Does Research Funding Source Matter to Results?


Research is a critical component in marketing as well as science. A key criteria for a solid, credible research project is that it clearly delineates the research process, and the funding. When this does not happen, then consumers feel mislead and tricked, and the result is a loss of trust.

This is what happened last month to the Global Energy Balance Network when it released a research report claiming that there was no compelling evidence that fast food and sugary drinks have contributed to health issues such as obesity and diabetes. But a key omission was that the NGO failed to disclose that one its key funding partners was Coca-Cola, which contributed $1.5 million to the NGO. In addition, Coca-Cola also provided additional funding for various projects to two of the Global Energy Balance Network’s founding members.

Adding to the furor was the lack of transparency and information on GEBN’s Web site, which was eventually corrected. Many corporations provide funding for research projects. What is their responsibility, and the researcher’s responsibility, for disclosing project and funding details?

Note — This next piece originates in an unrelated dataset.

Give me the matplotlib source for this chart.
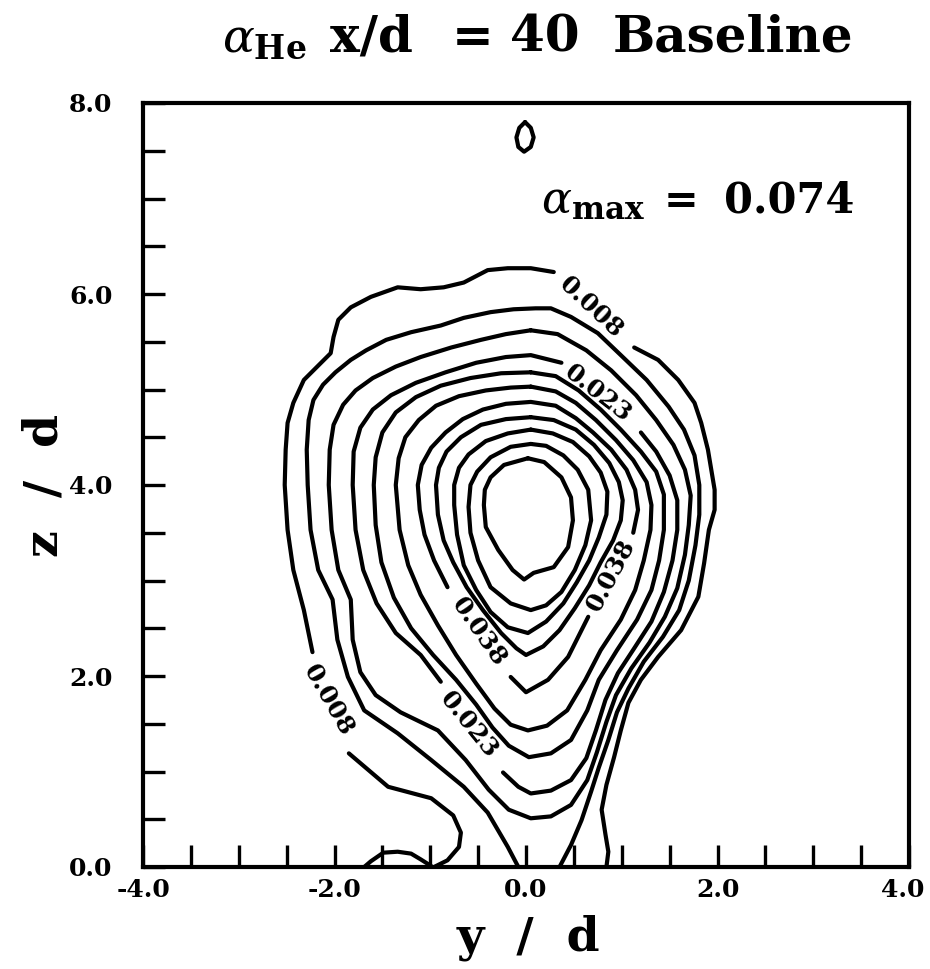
import numpy as np
import matplotlib
matplotlib.use('Agg')
import matplotlib.pyplot as plt
import matplotlib.transforms as mtransforms

plt.rcParams['font.family'] = ['DejaVu Serif']
plt.rcParams['mathtext.fontset'] = 'dejavuserif'
plt.rcParams['axes.unicode_minus'] = False

nan = np.nan

# contour level values (helium mole fraction)
levels = [0.008, 0.013, 0.018, 0.023, 0.028, 0.033, 0.038, 0.043, 0.048, 0.053, 0.058]

# traced contour lines, (y/d, z/d) pairs; (nan, nan) = gap for a label
c008 = [(-0.96,0.00),(-0.82,0.07),(-0.70,0.21),(-0.68,0.36),(-0.76,0.54),(-0.99,0.72),(-1.44,0.84),(-1.85,1.19),(nan,nan),
        (-2.23,2.25),(-2.32,2.69),(-2.43,3.11),(-2.49,3.53),(-2.52,4.00),(-2.51,4.37),(-2.49,4.65),(-2.43,4.86),(-2.32,5.10),
        (-2.18,5.24),(-2.04,5.38),(-2.01,5.55),(-1.96,5.73),(-1.83,5.86),(-1.62,5.97),(-1.34,6.07),(-1.10,6.05),(-0.86,6.07),
        (-0.65,6.12),(-0.40,6.25),(-0.19,6.27),(0.05,6.27),(0.29,6.23),(nan,nan),
        (1.13,5.44),(1.38,5.31),(1.59,5.10),(1.76,4.86),(1.83,4.65),(1.90,4.37),(1.97,3.95),(1.97,3.74),(1.91,3.53),(1.86,3.18),
        (1.80,2.83),(1.62,2.48),(1.38,2.20),(1.20,1.96),(1.07,1.72),(0.99,1.43),(0.92,1.15),(0.84,0.86),(0.79,0.60),(0.83,0.34),
        (0.86,0.16),(0.84,0.00)]
c008_wall = [(-1.69,0.00),(-1.62,0.06),(-1.49,0.15),(-1.34,0.16),(-1.20,0.14),(-1.10,0.08),(-0.99,0.01)]
c013 = [(-0.08,0.00),(-0.19,0.21),(-0.40,0.57),(-0.65,0.84),(-0.99,1.12),(-1.34,1.40),(-1.69,1.64),(-1.86,1.99),(-1.97,2.38),
        (-2.02,2.80),(-2.17,3.11),(-2.25,3.53),(-2.28,4.00),(-2.29,4.37),(-2.27,4.68),(-2.22,4.89),(-2.12,5.05),(-1.99,5.18),
        (-1.83,5.31),(-1.67,5.41),(-1.46,5.52),(-1.20,5.60),(-0.89,5.67),(-0.65,5.75),(-0.37,5.81),(-0.13,5.84),(0.10,5.85),
        (0.26,5.85),(0.47,5.76),(0.75,5.59),(0.99,5.36),(1.26,5.10),(1.49,4.82),(1.65,4.58),(1.76,4.31),(1.81,4.00),(1.81,3.69),
        (1.77,3.37),(1.70,3.00),(1.60,2.69),(1.43,2.41),(1.23,2.15),(1.07,1.87),(0.95,1.62),(0.86,1.33),(0.76,1.04),(0.68,0.79),
        (0.58,0.49),(0.47,0.23),(0.35,0.00)]
c018 = [(0.05,5.62),(0.33,5.58),(0.63,5.41),(0.89,5.20),(1.15,4.94),(1.36,4.68),(1.54,4.42),(1.66,4.16),(1.72,3.89),(1.70,3.58),
        (1.66,3.27),(1.58,2.92),(1.45,2.62),(1.29,2.35),(1.10,2.08),(0.94,1.80),(0.84,1.52),(0.74,1.20),(0.64,0.91),(0.47,0.65),
        (0.26,0.53),(0.05,0.51),(-0.18,0.60),(-0.39,0.81),(-0.63,1.12),(-0.92,1.43),(-1.31,1.62),(-1.57,1.80),(-1.73,2.04),
        (-1.81,2.38),(-1.83,2.80),(-1.96,3.11),(-2.03,3.53),(-2.06,4.00),(-2.05,4.37),(-2.01,4.63),(-1.91,4.84),(-1.78,4.99),
        (-1.60,5.12),(-1.36,5.24),(-1.10,5.34),(-0.78,5.44),(-0.47,5.52),(-0.21,5.58),(0.05,5.62)]
c023 = [(1.20,4.55),(1.36,4.35),(1.50,4.10),(1.58,3.84),(1.58,3.53),(1.53,3.21),(1.44,2.88),(1.31,2.57),(1.13,2.29),(0.96,2.03),
        (0.83,1.75),(0.73,1.43),(0.63,1.14),(0.47,0.91),(0.26,0.80),(0.05,0.77),(-0.08,0.84),(-0.24,0.99),(nan,nan),
        (-0.89,1.94),(-1.10,2.22),(-1.36,2.45),(-1.56,2.76),(-1.70,3.11),(-1.78,3.53),(-1.81,4.00),(-1.80,4.35),(-1.73,4.60),
        (-1.60,4.79),(-1.41,4.94),(-1.15,5.07),(-0.84,5.18),(-0.52,5.28),(-0.21,5.34),(0.05,5.36),(0.37,5.28)]
c028 = [(0.05,5.18),(0.31,5.14),(0.55,4.99),(0.78,4.79),(0.99,4.58),(1.20,4.35),(1.36,4.14),(1.44,3.90),(1.44,3.53),(1.39,3.21),
        (1.31,2.90),(1.16,2.59),(0.95,2.27),(0.76,1.96),(0.64,1.64),(0.47,1.33),(0.26,1.19),(0.03,1.15),(-0.18,1.27),(-0.35,1.46),
        (-0.52,1.70),(-0.73,1.96),(-0.97,2.22),(-1.20,2.50),(-1.38,2.82),(-1.51,3.19),(-1.57,3.58),(-1.59,4.00),(-1.57,4.29),
        (-1.50,4.55),(-1.36,4.76),(-1.15,4.92),(-0.89,5.04),(-0.58,5.12),(-0.26,5.17),(0.05,5.18)]
c033 = [(0.05,5.03),(0.31,4.98),(0.52,4.86),(0.73,4.68),(0.94,4.47),(1.12,4.26),(1.26,4.03),(1.31,3.79),(1.30,3.53),(1.23,3.21),
        (1.14,2.90),(0.99,2.59),(0.78,2.27),(0.62,1.96),(0.43,1.64),(0.22,1.48),(0.02,1.43),(-0.16,1.49),(-0.33,1.66),(-0.52,1.92),
        (-0.73,2.22),(-0.92,2.53),(-1.10,2.85),(-1.23,3.16),(-1.32,3.53),(-1.36,4.00),(-1.33,4.28),(-1.26,4.50),(-1.12,4.68),
        (-0.94,4.83),(-0.70,4.93),(-0.42,4.99),(-0.16,5.02),(0.05,5.03)]
c038 = [(-0.16,1.99),(0.00,1.83),(0.23,1.96),(0.44,2.20),(0.65,2.62),(nan,nan),
        (1.12,3.50),(1.17,3.74),(1.14,3.95),(1.05,4.16),(0.89,4.37),(0.70,4.55),(0.52,4.70),(0.31,4.83),(0.05,4.87),(-0.21,4.85),
        (-0.45,4.79),(-0.66,4.69),(-0.84,4.55),(-0.99,4.39),(-1.09,4.21),(-1.13,4.00),(-1.11,3.74),(-1.06,3.48),(-0.96,3.21),
        (-0.82,2.93)]
c043 = [(0.05,4.71),(0.29,4.68),(0.52,4.58),(0.71,4.42),(0.87,4.23),(0.97,4.03),(1.01,3.84),(0.99,3.63),(0.91,3.42),(0.78,3.19),
        (0.66,2.95),(0.51,2.71),(0.35,2.48),(0.18,2.31),(0.00,2.22),(-0.10,2.29),(-0.26,2.45),(-0.45,2.69),(-0.62,2.93),(-0.76,3.19),
        (-0.86,3.42),(-0.92,3.69),(-0.94,4.00),(-0.91,4.18),(-0.83,4.35),(-0.68,4.50),(-0.47,4.63),(-0.21,4.69),(0.05,4.71)]
c048 = [(0.05,4.58),(0.28,4.54),(0.49,4.45),(0.66,4.30),(0.78,4.13),(0.85,3.93),(0.84,3.69),(0.76,3.45),(0.66,3.21),(0.53,2.98),
        (0.39,2.76),(0.21,2.57),(0.02,2.45),(-0.19,2.51),(-0.37,2.67),(-0.52,2.90),(-0.65,3.16),(-0.72,3.48),(-0.75,3.79),(-0.75,4.00),
        (-0.70,4.18),(-0.60,4.32),(-0.42,4.46),(-0.19,4.54),(0.05,4.58)]
c053 = [(0.05,4.43),(0.21,4.41),(0.39,4.31),(0.54,4.16),(0.65,3.95),(0.68,3.63),(0.62,3.37),(0.51,3.11),(0.37,2.88),(0.21,2.74),
        (0.05,2.69),(-0.16,2.76),(-0.37,2.93),(-0.50,3.21),(-0.58,3.50),(-0.60,3.77),(-0.58,4.00),(-0.51,4.14),(-0.37,4.29),
        (-0.16,4.40),(0.05,4.43)]
c058 = [(0.02,4.28),(0.19,4.24),(0.37,4.08),(0.47,3.87),(0.49,3.63),(0.44,3.35),(0.29,3.14),(0.08,3.08),(-0.02,3.01),(-0.14,3.11),
        (-0.29,3.32),(-0.42,3.56),(-0.44,3.79),(-0.43,3.95),(-0.37,4.08),(-0.23,4.21),(0.02,4.28)]
small_loop = [(-0.01,7.80),(0.05,7.74),(0.08,7.64),(0.05,7.54),(-0.02,7.49),(-0.08,7.54),(-0.10,7.64),(-0.07,7.74),(-0.01,7.80)]

contours = [c008, c008_wall, c013, c018, c023, c028, c033, c038, c043, c048, c053, c058, small_loop]

# contour labels: text, y/d, z/d, angle
label_text = ['0.008', '0.023', '0.008', '0.023', '0.038', '0.038']
label_y = [0.68, 0.75, -2.06, -0.60, -0.49, 0.89]
label_z = [5.86, 4.96, 1.75, 1.49, 2.46, 3.06]
label_rot = [-43, -38, -60, -51, -55, 62]

x_ticks_major = [-4.0, -2.0, 0.0, 2.0, 4.0]
x_tick_labels = ['-4.0', '-2.0', '0.0', '2.0', '4.0']
z_ticks_major = [0.0, 2.0, 4.0, 6.0, 8.0]
z_tick_labels = ['0.0', '2.0', '4.0', '6.0', '8.0']
alpha_max = '0.074'

W, H = 930, 969
fig = plt.figure(figsize=(W/100, H/100), dpi=100)
ax = fig.add_axes([143/W, 1-867/H, (909-143)/W, (867-103)/H])
ax.set_xlim(-4, 4)
ax.set_ylim(0, 8)

for c in contours:
    a = np.array(c, dtype=float)
    ax.plot(a[:, 0], a[:, 1], color='black', lw=3.0, solid_joinstyle='round', solid_capstyle='round')

for t, yy, zz, r in zip(label_text, label_y, label_z, label_rot):
    ax.text(yy, zz, t, rotation=r, rotation_mode='anchor', ha='center', va='center',
            fontsize=18, fontweight='bold')

ax.set_xticks(x_ticks_major)
ax.set_xticklabels(x_tick_labels, fontsize=18, fontweight='bold')
ax.set_yticks(z_ticks_major)
ax.set_yticklabels(z_tick_labels, fontsize=18, fontweight='bold')
ax.set_xticks(np.arange(-4, 4.01, 0.5), minor=True)
ax.set_yticks(np.arange(0, 8.01, 0.5), minor=True)
ax.tick_params(which='both', direction='in', length=16, width=2.4, top=False, right=False)
ax.tick_params(axis='x', which='major', pad=8)
ax.tick_params(axis='y', which='major', pad=22)
for s in ax.spines.values():
    s.set_linewidth(3.0)

# keep the last x tick label inside the figure
last = ax.get_xticklabels()[-1]
last.set_transform(last.get_transform() + mtransforms.ScaledTranslation(-6/100, 0, fig.dpi_scale_trans))

# alpha_max annotation
ax.text(0.16, 6.85, r'$\alpha_{\mathbf{max}}$', fontsize=32, ha='left', va='baseline')
ax.text(1.44, 6.85, '=', fontsize=30, fontweight='bold', ha='left', va='baseline')
ax.text(2.07, 6.85, alpha_max, fontsize=30, fontweight='bold', ha='left', va='baseline')

# title pieces
ty = 1 - 52/H
fig.text(222/W, ty, r'$\alpha_{\mathbf{He}}$', fontsize=34, ha='left', va='baseline')
fig.text(330/W, ty, 'x/d', fontsize=36, fontweight='bold', ha='left', va='baseline')
fig.text(452/W, ty, '=', fontsize=36, fontweight='bold', ha='left', va='baseline')
fig.text(510/W, ty, '40', fontsize=36, fontweight='bold', ha='left', va='baseline')
fig.text(613/W, ty, 'Baseline', fontsize=36, fontweight='bold', ha='left', va='baseline')

# axis labels
fig.text(528/W, 1-938/H, 'y  /  d', fontsize=34, fontweight='bold', ha='center', va='center')
fig.text(45/W, 1-485/H, 'z  /  d', fontsize=34, fontweight='bold', ha='center', va='center', rotation=90)

fig.savefig('out.png', dpi=100)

Group Activities and Discussion Questions:

  1. Discuss the importance and use of research in marketing.
  2. Discuss the issue of transparency in research. Why is this important?
  3. Bring up the Web site for Global Energy Balance Network:
  4. Have students review the site and evaluate the material, including funding.
  5. Discuss the ethical considerations for research and funding.
  6. Given the negative press that occurred after the research funding disclosure, what could Coca-Cola and Global Energy Balance Network do to regain consumer confidence?